A Different kind of Sample
October 18th, 2007 by Jill HallLinda is testing linens and silks for a new project – she’s volunteered to make a handkerchief with a double running stitch border for Plimoth Plantation. When she came to embroider in September I gave her samples of the three linens we had on hand. Two were unevenly woven and so unsuitable. This is the best sample (well, the embroidery on each sample was exquisite – this is the best linen), but the linen is a little too coarse. I’m going to send her another piece of linen, a kind we didn’t have in stock last month. Maybe that will work. Or we’ll keep looking. 
The pattern is from a handkerchief in the V&A (where else? They have everything.) Of course I don’t have the accession number right now, but Linda mentioned there’s a problem with searching their collections with the accession number; something doesn’t quite match. The inspiration hanky is embroidered with red silk and has gold metal bobbin lace. Actually, it’s the same hanky that inspired Kate to make hers but she used a different pattern.
The pattern on the original handkerchief is charted in The New Carolingian Modelbook.
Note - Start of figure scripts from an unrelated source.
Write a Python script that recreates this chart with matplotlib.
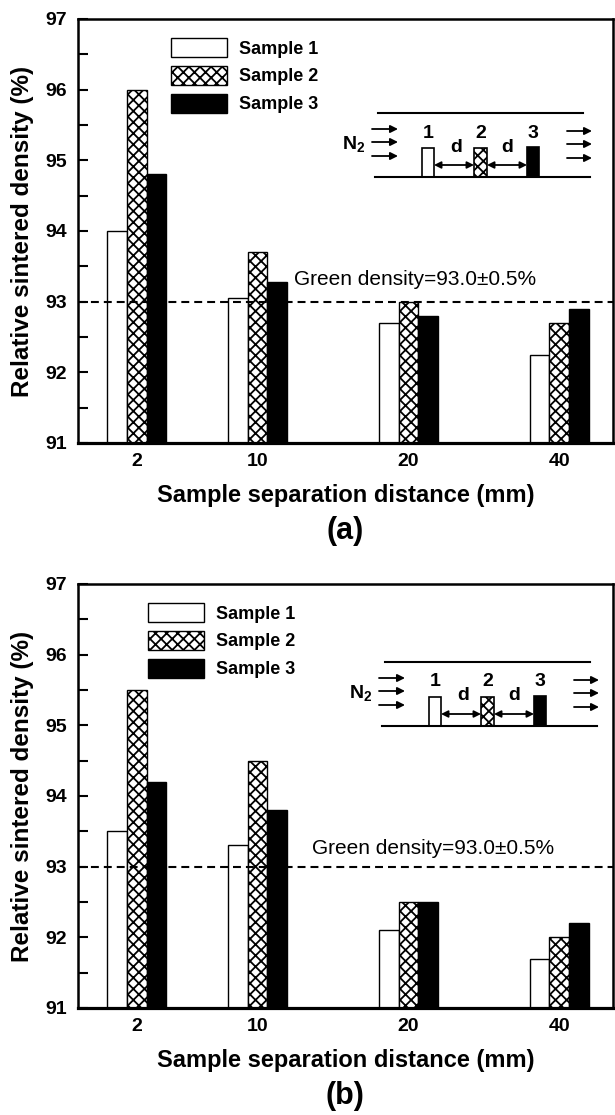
import matplotlib
matplotlib.use("Agg")
import matplotlib.pyplot as plt
from matplotlib.patches import Rectangle

plt.rcParams['font.family'] = ['Liberation Sans', 'DejaVu Sans']
plt.rcParams['mathtext.fontset'] = 'custom'
plt.rcParams['mathtext.rm'] = 'Liberation Sans'
plt.rcParams['mathtext.bf'] = 'Liberation Sans:bold'
plt.rcParams['hatch.linewidth'] = 1.3

# data
distances = ['2', '10', '20', '40']
samples = ['Sample 1', 'Sample 2', 'Sample 3']

a_sample1 = [94.0, 93.05, 92.7, 92.25]
a_sample2 = [96.0, 93.7, 93.0, 92.7]
a_sample3 = [94.8, 93.28, 92.8, 92.9]

b_sample1 = [93.5, 93.3, 92.1, 91.7]
b_sample2 = [95.5, 94.5, 92.5, 92.0]
b_sample3 = [94.2, 93.8, 92.5, 92.2]

green_density = 93.0
green_text = 'Green density=93.0\u00b10.5%'

# layout
W, H = 615, 1115
group_pos = [0, 0.8, 1.8, 2.8]
bar_w = 0.13
styles = [dict(facecolor='white', hatch=None),
          dict(facecolor='white', hatch='xxx'),
          dict(facecolor='black', hatch=None)]


def fx(px):
    return px / W


def fy(py):
    return 1 - py / H


def draw_cell(fig, x0, y0):
    # little schematic of the three samples in the gas flow, in pixel units
    ax = fig.add_axes([fx(x0 - 60), fy(y0 + 75), 300 / W, 90 / H])
    ax.set_xlim(-60, 240)
    ax.set_ylim(75, -15)
    ax.axis('off')
    ax.plot([0, 205], [0, 0], color='black', lw=1.5)
    ax.plot([-3, 212], [64, 64], color='black', lw=1.5)
    arrow = dict(arrowstyle='-|>', color='black', lw=1.3, mutation_scale=11,
                 shrinkA=0, shrinkB=0)
    for yy in [16, 29, 43]:
        ax.annotate('', xy=(20, yy), xytext=(-6, yy), arrowprops=arrow)
    for yy in [18, 31, 45]:
        ax.annotate('', xy=(214, yy), xytext=(189, yy), arrowprops=arrow)
    ax.text(-13, 31, r'$\mathbf{N_2}$', ha='right', va='center', fontsize=14)
    boxes = [(44, 35, 12), (96, 35, 13), (149, 34, 12)]
    for (bx, by, bw), st, lab in zip(boxes, styles, ['1', '2', '3']):
        ax.add_patch(Rectangle((bx, by), bw, 64 - by, edgecolor='black', lw=1.2,
                               **st))
        ax.text(bx + bw / 2, 20, lab, ha='center', va='center', fontsize=14,
                fontweight='bold')
    darrow = dict(arrowstyle='<|-|>', color='black', lw=1.3, mutation_scale=10,
                  shrinkA=0, shrinkB=0)
    ax.annotate('', xy=(96, 52), xytext=(56, 52), arrowprops=darrow)
    ax.annotate('', xy=(149, 52), xytext=(109, 52), arrowprops=darrow)
    ax.text(78, 34, 'd', ha='center', va='center', fontsize=14, fontweight='bold')
    ax.text(129, 34, 'd', ha='center', va='center', fontsize=14, fontweight='bold')


def draw_panel(fig, top_px, values, legend_x, text_xy, tag, cell_xy):
    ax = fig.add_axes([fx(78), fy(top_px + 424), 535 / W, 424 / H])
    for i, (vals, st, name) in enumerate(zip(values, styles, samples)):
        xs = [p + (i - 1) * bar_w for p in group_pos]
        heights = [v - 91 for v in vals]
        ax.bar(xs, heights, bar_w, bottom=91, edgecolor='black', linewidth=1.0,
               label=name, **st)
    ax.axhline(green_density, color='black', lw=1.5, ls=(0, (3.8, 2.4)))
    ax.text(text_xy[0], text_xy[1], green_text, fontsize=15, va='baseline')

    ax.set_xlim(-0.39, 3.157)
    ax.set_ylim(91, 97)
    ax.set_xticks(group_pos)
    ax.set_xticklabels(distances, fontsize=14, fontweight='bold')
    ax.tick_params(axis='x', length=0, pad=7)
    ax.set_yticks(range(91, 98))
    ax.set_yticks([91.5 + k for k in range(6)], minor=True)
    ax.set_yticklabels([str(v) for v in range(91, 98)], fontsize=14,
                       fontweight='bold')
    ax.tick_params(axis='y', which='both', direction='in', length=7, width=1.5,
                   pad=8)
    for s in ax.spines.values():
        s.set_linewidth(1.8)
    ax.spines['bottom'].set_linewidth(2.3)

    ax.set_xlabel('Sample separation distance (mm)', fontsize=17,
                  fontweight='bold', labelpad=10)
    ax.set_ylabel('Relative sintered density (%)', fontsize=17.5,
                  fontweight='bold', labelpad=8)

    ax.legend(loc='upper left', bbox_to_anchor=(legend_x, 0.955), frameon=False,
              prop=dict(weight='bold', size=13), handlelength=3.1,
              handleheight=1.25, handletextpad=0.65, labelspacing=0.45,
              borderpad=0, borderaxespad=0)

    fig.text(fx(345), fy(top_px + 512), tag, fontsize=22, fontweight='bold',
             ha='center', va='center')
    draw_cell(fig, *cell_xy)
    return ax


fig = plt.figure(figsize=(W / 100, H / 100), dpi=100)
draw_panel(fig, 19, [a_sample1, a_sample2, a_sample3], 0.174, (1.04, 93.24),
           '(a)', (378, 113))
draw_panel(fig, 584, [b_sample1, b_sample2, b_sample3], 0.131, (1.16, 93.18),
           '(b)', (385, 662))

fig.savefig('out.png', dpi=100)
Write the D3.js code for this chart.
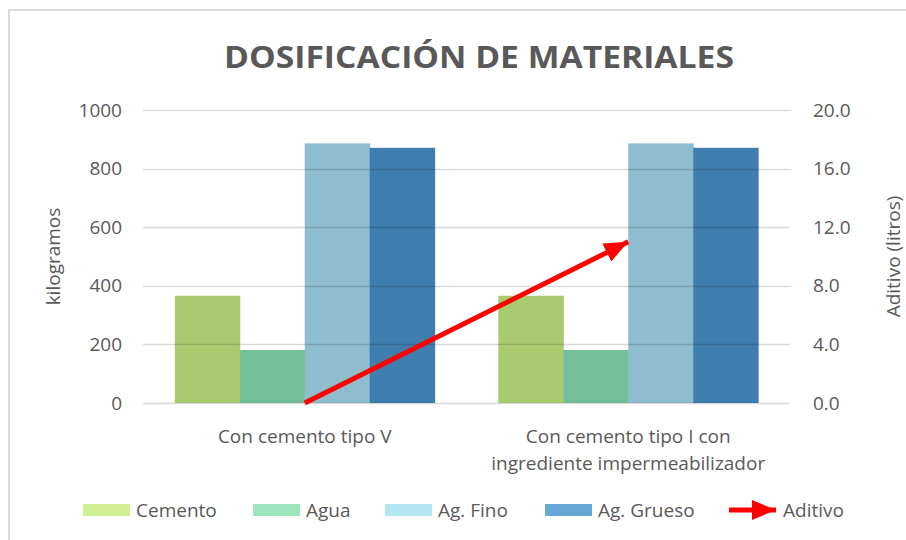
<!DOCTYPE html>
<html>
<head>
<meta charset="utf-8">
<script src="https://cdn.jsdelivr.net/npm/d3@7"></script>
<style>
  body{margin:0;background:#fff;}
  text{font-family:"Open Sans",sans-serif;fill:#595959;}
</style>
</head>
<body>
<div id="chart"></div>
<script>
//datos
var categorias=["Con cemento tipo V","Con cemento tipo I con|ingrediente impermeabilizador"];
var series=["Cemento","Agua","Ag. Fino","Ag. Grueso"];
var cemento=[366,366];
var agua=[181,181];
var agFino=[886,886];
var agGrueso=[871,871];
var aditivo=[0,11];
var ticksIzq=[0,200,400,600,800,1000];
var ticksDer=[0,4,8,12,16,20];

var colorBarra=["#A9CB70","#74BF97","#8DBDCE","#3F7EAE"];
var colorLeyenda=["#CFEF90","#9EE5BE","#B4E5F2","#67A7D6"];

var width=906,height=540;
var margin={left:143,right:116,top:110,bottom:137};
var plotW=width-margin.left-margin.right;
var plotH=height-margin.top-margin.bottom;

var svg=d3.select("#chart").append("svg")
    .attr("width",width)
    .attr("height",height);

//borde
svg.append("rect")
    .attr("x",9).attr("y",10)
    .attr("width",width+10).attr("height",height+10)
    .attr("fill","none")
    .attr("stroke","#D9D9D9")
    .attr("stroke-width",2);

//titulo
var titulo=svg.append("text")
    .attr("x",479).attr("y",68)
    .attr("text-anchor","middle")
    .style("font-weight","bold")
    .style("font-size","31px")
    .text("DOSIFICACIÓN DE MATERIALES");
titulo.attr("textLength",510).attr("lengthAdjust","spacingAndGlyphs");

var g=svg.append("g").attr("transform","translate("+margin.left+","+margin.top+")");

var x0=d3.scaleBand().domain(categorias).range([0,plotW]);
var x1=d3.scaleBand().domain(series).range([0,x0.bandwidth()]).paddingOuter(0.49).paddingInner(0);
var y=d3.scaleLinear().domain([0,1000]).range([plotH,0]);
var y2=d3.scaleLinear().domain([0,20]).range([plotH,0]);

//barras
var datos=[cemento,agua,agFino,agGrueso];
categorias.forEach(function (c,i) {
    series.forEach(function (s,j) {
        g.append("rect")
            .attr("x",x0(c)+x1(s))
            .attr("y",y(datos[j][i]))
            .attr("width",x1.bandwidth()+0.5)
            .attr("height",plotH-y(datos[j][i]))
            .attr("fill",colorBarra[j]);
    });
});

//lineas de cuadricula
g.append("g")
    .selectAll("line")
    .data(ticksIzq)
    .enter().append("line")
    .attr("x1",0).attr("x2",plotW)
    .attr("y1",function (d) {return Math.round(y(d))+0.5;})
    .attr("y2",function (d) {return Math.round(y(d))+0.5;})
    .attr("stroke","#000")
    .attr("stroke-opacity",0.15)
    .attr("stroke-width",1.5);

//ejes
var ejeIzq=d3.axisLeft(y).tickValues(ticksIzq).tickSize(0).tickPadding(21)
    .tickFormat(d3.format("d"));
var gIzq=g.append("g").call(ejeIzq);
gIzq.select(".domain").remove();
gIzq.selectAll("text").style("font-size","19px").style("fill","#595959").style("font-family","Open Sans");

var ejeDer=d3.axisRight(y2).tickValues(ticksDer).tickSize(0).tickPadding(23)
    .tickFormat(d3.format(".1f"));
var gDer=g.append("g").attr("transform","translate("+plotW+",0)").call(ejeDer);
gDer.select(".domain").remove();
gDer.selectAll("text").style("font-size","19px").style("fill","#595959").style("font-family","Open Sans");

//etiquetas de categorias
categorias.forEach(function (c) {
    var lineas=c.split("|");
    var t=g.append("text")
        .attr("text-anchor","middle")
        .attr("x",x0(c)+x0.bandwidth()/2)
        .attr("y",plotH+40)
        .style("font-size","19px");
    lineas.forEach(function (l,k) {
        t.append("tspan")
            .attr("x",x0(c)+x0.bandwidth()/2)
            .attr("dy",k==0?0:27)
            .text(l);
    });
});

//titulos de ejes
svg.append("text")
    .attr("transform","translate(60,"+(margin.top+plotH/2)+") rotate(-90)")
    .attr("text-anchor","middle")
    .style("font-size","19px")
    .text("kilogramos");
svg.append("text")
    .attr("transform","translate(900,"+(margin.top+plotH/2)+") rotate(-90)")
    .attr("text-anchor","middle")
    .style("font-size","19px")
    .text("Aditivo (litros)");

//flecha
var defs=svg.append("defs");
defs.append("marker")
    .attr("id","flecha")
    .attr("markerUnits","userSpaceOnUse")
    .attr("markerWidth",24).attr("markerHeight",20)
    .attr("viewBox","0 0 24 20")
    .attr("refX",24).attr("refY",10)
    .attr("orient","auto")
    .append("path")
    .attr("d","M0,0 L24,10 L0,20 Z")
    .attr("fill","#FF0000");

var linea=d3.line()
    .x(function (d,i) {return x0(categorias[i])+x0.bandwidth()/2;})
    .y(function (d) {return y2(d);});
g.append("path")
    .datum(aditivo)
    .attr("d",linea)
    .attr("fill","none")
    .attr("stroke","#FF0000")
    .attr("stroke-width",5)
    .attr("marker-end","url(#flecha)");

//leyenda
var leyX=[83,253,385,545];
series.forEach(function (s,j) {
    svg.append("rect")
        .attr("x",leyX[j]).attr("y",504)
        .attr("width",47).attr("height",12)
        .attr("fill",colorLeyenda[j]);
    svg.append("text")
        .attr("x",leyX[j]+53).attr("y",517)
        .style("font-size","19px")
        .text(s);
});
svg.append("line")
    .attr("x1",729).attr("y1",510)
    .attr("x2",776).attr("y2",510)
    .attr("stroke","#FF0000")
    .attr("stroke-width",5)
    .attr("marker-end","url(#flecha)");
svg.append("text")
    .attr("x",783).attr("y",517)
    .style("font-size","19px")
    .text("Aditivo");
</script>
</body>
</html>
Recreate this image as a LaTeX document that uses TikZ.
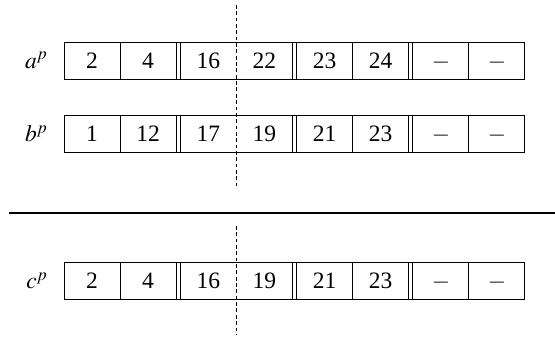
\documentclass[tikz,border=0pt]{standalone}
\usepackage{mathptmx}
\usepackage{fontspec}
\setmainfont{Liberation Serif}
\usetikzlibrary{positioning}
\tikzset{
  cell/.style={rectangle,inner sep=0pt,outer sep=0pt,minimum width=23.83pt,minimum height=15.74pt,text height=6.6pt,text depth=0pt},
  rowlabel/.style={inner sep=0pt,outer sep=0pt},
  frame/.style={line width=0.4pt},
  cutline/.style={dash pattern=on 1.6pt off 1.1pt,line width=0.4pt},
  rule/.style={line width=0.85pt}
}
% frame and separators of one row of slots #11 ... #18
\newcommand{\slotframe}[1]{%
  \draw[frame] (#11.north west) rectangle (#18.south east);
  \draw[frame] (#11.north east) -- (#11.south east);
  \draw[frame] (#12.north east) -- (#12.south east);
  \draw[frame] (#13.north west) -- (#13.south west);
  \draw[frame] (#14.north east) -- (#14.south east);
  \draw[frame] (#15.north west) -- (#15.south west);
  \draw[frame] (#15.north east) -- (#15.south east);
  \draw[frame] (#16.north east) -- (#16.south east);
  \draw[frame] (#17.north west) -- (#17.south west);
  \draw[frame] (#17.north east) -- (#17.south east);
}
\begin{document}
\begin{tikzpicture}[x=0.4255pt,y=0.4255pt]
  \useasboundingbox (0,0) rectangle (555,339);

  %% Row a
  \node[cell] (a1) at (92,278.5) {2};
  \node[cell,right=0pt of a1] (a2) {4};
  \node[cell,right=1.83pt of a2] (a3) {16};
  \node[cell,right=0pt of a3] (a4) {22};
  \node[cell,right=1.83pt of a4] (a5) {23};
  \node[cell,right=0pt of a5] (a6) {24};
  \node[cell,right=1.83pt of a6] (a7) {$-$};
  \node[cell,right=0pt of a7] (a8) {$-$};
  \node[rowlabel,base left=6.8pt of a1] (alab) {$a^p$};
  \slotframe{a}

  %% Row b
  \node[cell] (b1) at (92,205) {1};
  \node[cell,right=0pt of b1] (b2) {12};
  \node[cell,right=1.83pt of b2] (b3) {17};
  \node[cell,right=0pt of b3] (b4) {19};
  \node[cell,right=1.83pt of b4] (b5) {21};
  \node[cell,right=0pt of b5] (b6) {23};
  \node[cell,right=1.83pt of b6] (b7) {$-$};
  \node[cell,right=0pt of b7] (b8) {$-$};
  \node[rowlabel,base left=6.8pt of b1] (blab) {$b^p$};
  \slotframe{b}

  %% Result row c
  \node[cell] (c1) at (92,58) {2};
  \node[cell,right=0pt of c1] (c2) {4};
  \node[cell,right=1.83pt of c2] (c3) {16};
  \node[cell,right=0pt of c3] (c4) {19};
  \node[cell,right=1.83pt of c4] (c5) {21};
  \node[cell,right=0pt of c5] (c6) {23};
  \node[cell,right=1.83pt of c6] (c7) {$-$};
  \node[cell,right=0pt of c7] (c8) {$-$};
  \node[rowlabel,base left=6.8pt of c1] (clab) {$c^p$};
  \slotframe{c}

  %% Split lines
  \coordinate (cuttop) at (a3.east |- 0,334);
  \coordinate (cutbot) at (a3.east |- 0,151);
  \coordinate (cutctop) at (c3.east |- 0,113);
  \coordinate (cutcbot) at (c3.east |- 0,4);
  \draw[cutline] (cuttop) -- (cutbot);
  \draw[cutline] (cutctop) -- (cutcbot);

  %% Separator rule
  \coordinate (rulel) at (9,126);
  \coordinate (ruler) at (555,126);
  \draw[rule] (rulel) -- (ruler);
\end{tikzpicture}
\end{document}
AND, Linda noticed, the same pattern with different filling stitches appears on the 17th century sampler described and charted by Kathleen Epstein (now Staples) in her book An Anonymous Woman her work wrought in the 17th Century. Synchronicity. (Linda used Italian cross stitch for the filling stitch on this sample, and was pleased with the effect.)
I hope all that was interesting and not horridly confusing. I have to go now to rest up for tomorrow, the first day of the October embroidery session. Oh, yes, and to watch the Red Sox. But I’ll be resting. Go Sox.